Lorsqu’elle traduit le « comment ça va ? » de la psychologue, l’interprète incline légèrement la tête et produit son énoncé avec une voix extrêmement basse. Cette traduction présente la particularité d’avoir les mêmes caractéristiques que l’énoncé produit par le soignant, tant sur le plan multimodal (inclinaison de la tête) que prosodique (voix basse et détimbrée). Si d’un point de vue linguistique, la traduction des énoncés de ce type (salutations) ne paraît pas indispensable en raison de leur récurrence (et de la connaissance qu'en a probablement le patient), elle est en revanche importante sur le plan séquentiel. En effet, elle permet non seulement de marquer le début de la consultation, mais également de structurer le positionnement respectif des participants en montrant une forte affiliation entre la psychologue et l’interprète.
Avant de poser la question « comment allez-vous ? », la psychologue laisse un très long silence, puis elle incline la tête et oriente nettement son regard vers le patient. Par ailleurs, sa question est produite de façon particulière, avec une voix très basse et totalement détimbrée. Par cette action, la psychologue enclenche littéralement l’entretien.
Au début de la séquence, la psychologue questionne le patient avec un débit assez lent, qui semble refléter une réflexion en cours d’élaboration. Par ailleurs, lorsque l’interprète traduit les paroles du patient en ce qui concerne l’utilisation du mot « espoir », un sourire anime le visage de la psychologue qui opine ensuite la tête de manière visible. Par cette action, elle manifeste visuellement qu’elle se réjouit de cette information et semble ainsi montrer son empathie envers le patient.

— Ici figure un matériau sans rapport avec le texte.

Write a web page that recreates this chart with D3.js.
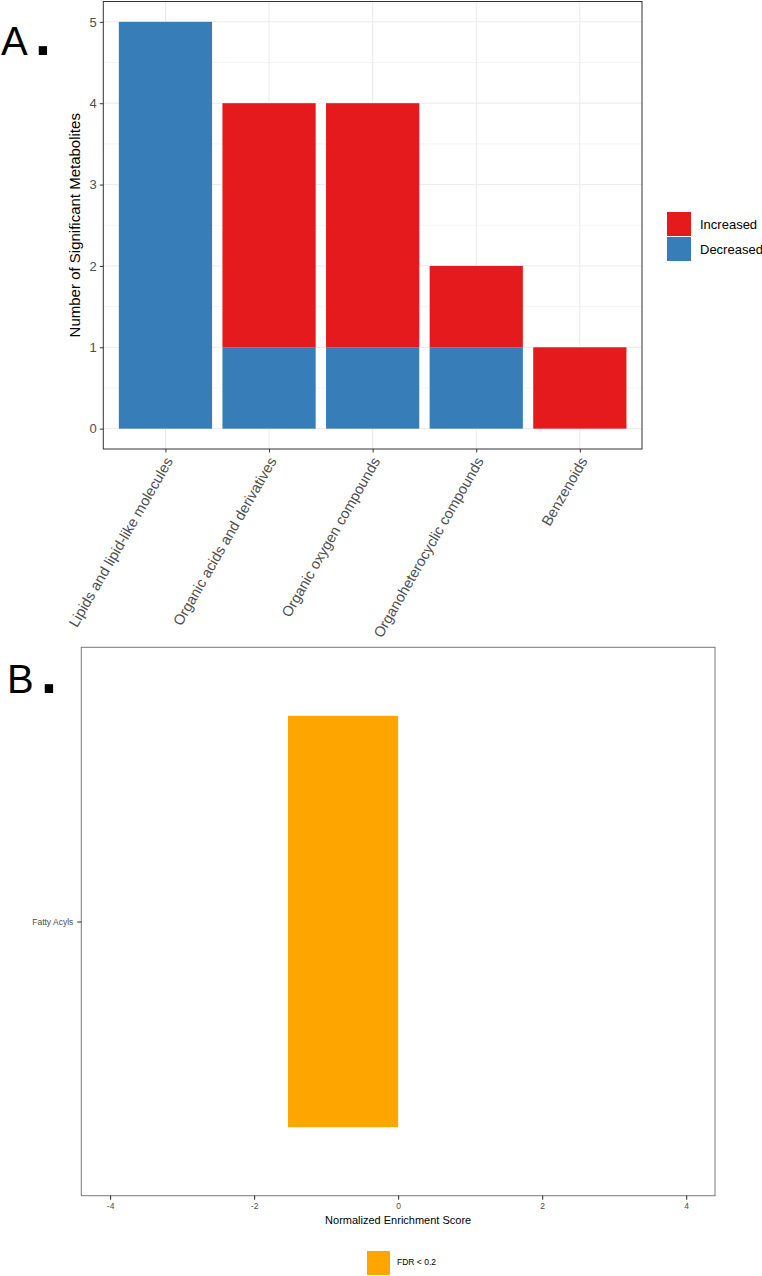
<!DOCTYPE html>
<html>
    <head>
        <meta charset="utf-8">
        <title>Significant metabolites and enrichment</title>
        <style>
            body { margin: 0; background: white; }
            svg { display: block; font-family: "Liberation Sans", Arial, sans-serif; }
            .grid-major { stroke: #ebebeb; stroke-width: 1; }
            .grid-minor { stroke: #ebebeb; stroke-width: 0.5; }
            .tick-label { fill: #4d4d4d; }
        </style>
    </head>
    <body>
        <svg width="762" height="1276"></svg>

        <script src="https://cdnjs.cloudflare.com/ajax/libs/d3/7.8.5/d3.min.js"></script>
        <script>
            // panel A data: counts of significant metabolites per class
            const categories = [
                'Lipids and lipid-like molecules',
                'Organic acids and derivatives',
                'Organic oxygen compounds',
                'Organoheterocyclic compounds',
                'Benzenoids'
            ];
            const decreased = [5, 1, 1, 1, 0];
            const increased = [0, 3, 3, 1, 1];
            const directions = ['Increased', 'Decreased'];
            const countTicks = [0, 1, 2, 3, 4, 5];

            // panel B data: enrichment
            const pathways = ['Fatty Acyls'];
            const nes = [-1.53];
            const nesTicks = [-4, -2, 0, 2, 4];
            const fdrLabels = ['FDR < 0.2'];

            const colour = { Increased: '#E41A1C', Decreased: '#377EB8' };

            let svg = d3.select('svg');

            // panel letter: big letter plus a heavy square period
            function panelLabel(letter, x0, y0) {
                let t = svg.append('text')
                    .attr('x', x0).attr('y', y0)
                    .style('font-size', '40px');
                t.append('tspan').text(letter);
                t.append('tspan')
                    .attr('dx', 7)
                    .style('font-size', '59px')
                    .style('font-weight', 'bold')
                    .text('.');
            }

            // ---------------- panel A ----------------
            let A = { left: 103.3, right: 642, top: 1.5, bottom: 449 };

            let x = d3.scalePoint()
                .domain(categories)
                .range([A.left, A.right])
                .padding(0.6);

            let y = d3.scaleLinear()
                .domain([-0.25, 5.25])
                .range([A.bottom, A.top]);

            let gA = svg.append('g');

            // minor + major grid
            gA.selectAll('.grid-minor')
                .data(d3.range(0.5, 5, 1))
                .join('line')
                .attr('class', 'grid-minor')
                .attr('x1', A.left).attr('x2', A.right)
                .attr('y1', d => y(d)).attr('y2', d => y(d));
            gA.selectAll('.gy')
                .data(countTicks)
                .join('line')
                .attr('class', 'grid-major gy')
                .attr('x1', A.left).attr('x2', A.right)
                .attr('y1', d => y(d)).attr('y2', d => y(d));
            gA.selectAll('.gx')
                .data(categories)
                .join('line')
                .attr('class', 'grid-major gx')
                .attr('x1', d => x(d)).attr('x2', d => x(d))
                .attr('y1', A.top).attr('y2', A.bottom);

            // stacked bars, Decreased at the bottom
            let rows = categories.map((c, i) => ({ cat: c, Decreased: decreased[i], Increased: increased[i] }));
            let series = d3.stack().keys(['Decreased', 'Increased'])(rows);
            let barW = x.step() * 0.9;

            gA.selectAll('.layer')
                .data(series)
                .join('g')
                .attr('fill', d => colour[d.key])
                .selectAll('rect')
                .data(d => d.filter(s => s[1] > s[0]))
                .join('rect')
                .attr('x', d => x(d.data.cat) - barW / 2)
                .attr('width', barW)
                .attr('y', d => y(d[1]))
                .attr('height', d => y(d[0]) - y(d[1]));

            // panel border
            gA.append('rect')
                .attr('x', A.left).attr('y', A.top)
                .attr('width', A.right - A.left).attr('height', A.bottom - A.top)
                .attr('fill', 'none').attr('stroke', '#333333').attr('stroke-width', 1);

            // y axis
            let yAxisA = gA.append('g')
                .attr('transform', `translate(${A.left},0)`)
                .call(d3.axisLeft(y).tickValues(countTicks).tickFormat(d3.format('d')).tickSize(3.5).tickPadding(3));
            yAxisA.select('.domain').remove();
            yAxisA.selectAll('line').attr('stroke', '#333333');
            yAxisA.selectAll('text').attr('class', 'tick-label').style('font-size', '13px');

            // x axis
            let xAxisA = gA.append('g')
                .attr('transform', `translate(0,${A.bottom})`)
                .call(d3.axisBottom(x).tickSize(3.5).tickFormat(''));
            xAxisA.select('.domain').remove();
            xAxisA.selectAll('line').attr('stroke', '#333333');

            gA.selectAll('.xlab')
                .data(categories)
                .join('text')
                .attr('class', 'tick-label xlab')
                .attr('text-anchor', 'end')
                .attr('transform', d => `translate(${x(d) + 8},${A.bottom + 12}) rotate(-60)`)
                .style('font-size', '14.6px')
                .text(d => d);

            gA.append('text')
                .attr('transform', `translate(80,${(A.top + A.bottom) / 2}) rotate(-90)`)
                .attr('text-anchor', 'middle')
                .style('font-size', '15px')
                .text('Number of Significant Metabolites');

            // legend
            let legA = gA.append('g').attr('transform', 'translate(667,212)');
            legA.selectAll('rect')
                .data(directions)
                .join('rect')
                .attr('x', 0).attr('y', (d, i) => i * 25)
                .attr('width', 24).attr('height', 24)
                .attr('fill', d => colour[d]);
            legA.selectAll('text')
                .data(directions)
                .join('text')
                .attr('x', 33).attr('y', (d, i) => i * 25 + 12)
                .attr('dy', '0.35em')
                .style('font-size', '13px')
                .text(d => d);

            panelLabel('A', 1, 55);

            // ---------------- panel B ----------------
            let B = { left: 81.3, right: 715, top: 647.3, bottom: 1195.7 };

            let xb = d3.scaleLinear()
                .domain([-4.4, 4.4])
                .range([B.left, B.right]);

            let yb = d3.scalePoint()
                .domain(pathways)
                .range([B.top, B.bottom])
                .padding(0.6);

            let gB = svg.append('g');
            let barH = yb.step() * 0.9;

            gB.selectAll('rect.nes')
                .data(pathways)
                .join('rect')
                .attr('class', 'nes')
                .attr('x', (d, i) => xb(Math.min(0, nes[i])))
                .attr('width', (d, i) => Math.abs(xb(nes[i]) - xb(0)))
                .attr('y', d => yb(d) - barH / 2)
                .attr('height', barH)
                .attr('fill', '#FFA500');

            gB.append('rect')
                .attr('x', B.left).attr('y', B.top)
                .attr('width', B.right - B.left).attr('height', B.bottom - B.top)
                .attr('fill', 'none').attr('stroke', '#777777').attr('stroke-width', 1);

            let xAxisB = gB.append('g')
                .attr('transform', `translate(0,${B.bottom})`)
                .call(d3.axisBottom(xb).tickValues(nesTicks).tickFormat(d => String(d)).tickSize(4).tickPadding(3));
            xAxisB.select('.domain').remove();
            xAxisB.selectAll('line').attr('stroke', '#222');
            xAxisB.selectAll('text').attr('class', 'tick-label').style('font-size', '8.5px');

            let yAxisB = gB.append('g')
                .attr('transform', `translate(${B.left},0)`)
                .call(d3.axisLeft(yb).tickSize(4).tickPadding(4));
            yAxisB.select('.domain').remove();
            yAxisB.selectAll('line').attr('stroke', '#222');
            yAxisB.selectAll('text').attr('class', 'tick-label').style('font-size', '8.5px');

            gB.append('text')
                .attr('x', (B.left + B.right) / 2).attr('y', 1220)
                .attr('dy', '0.35em')
                .attr('text-anchor', 'middle')
                .style('font-size', '11px')
                .text('Normalized Enrichment Score');

            let legB = gB.append('g').attr('transform', 'translate(367,1251)');
            legB.selectAll('rect')
                .data(fdrLabels)
                .join('rect')
                .attr('width', 23).attr('height', 24)
                .attr('fill', '#FFA500');
            legB.selectAll('text')
                .data(fdrLabels)
                .join('text')
                .attr('x', 30).attr('y', 11)
                .attr('dy', '0.35em')
                .style('font-size', '8.5px')
                .text(d => d);

            panelLabel('B', 7, 693);
        </script>
    </body>
</html>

Le patient répond de façon indirecte à la question de la psychologue à propos de l'espoir, en évoquant un dicton. La forme de sa réponse conduit l'interprète à lui demander confirmation de sa compréhension avant de traduire (ouverture d'un échange dyadique).
L'interprète :
Dans une consultation thérapeutique au cours de laquelle le patient cherche à décrire son état affectif, l’interprète joue un rôle de passeur émotionnel, mais il doit éviter de laisser s'exprimer ses propres émotions et rester professionnel. Un des moyens de le faire est de reproduire, quand cela est possible, les marques d’affectivité exprimées par le patient (ex. des comparaisons, des expressions figurées) en ajoutant éventuellement des commentaires méta-discursifs pour expliquer certains aspects difficilement traduisibles (ex. « ici il a utilisé une expression idiomatique en albanais qui signifie… ») ou pour préciser le lien entre le discours du patient et ses manifestations non-verbales (ex. « c’est en disant ce mot qu’il a commencé à pleurer »). Il est également envisageable de réélaborer de manière personnelle les émotions du patient, en produisant des gestes ou en adaptant sa mimique et son élocution, sans cependant se laisser emporter par ces émotions.
Soignant :
Pour avoir accès à l’état émotionnel du patient, il est important d'observer dans son discours son comportement non-verbal (posture, mimique, etc.). Pour cela, il est nécessaire de réfléchir à l’emplacement des participants (ex. est-ce que le soignant arrive à regarder à la fois l’interprète et le patient ?). De plus, il ne faut pas hésiter à demander à l’interprète des précisions sur des mots-clés (ex. « est-ce que ce mot à la même connotation en albanais qu’en français ? ») ou sur le lien entre le discours du patient et ses manifestations non-verbales (ex. « est-ce que c’est en parlant de cela qu’il a commencé à pleurer ? »). Plus largement, il est important de négocier de manière explicite avec l’interprète les modalités de traduction souhaitée, en lui disant par exemple si l’on préfère une traduction plus littérale pour avoir accès par exemple aux lapsus du patient, à ses incohérences, etc.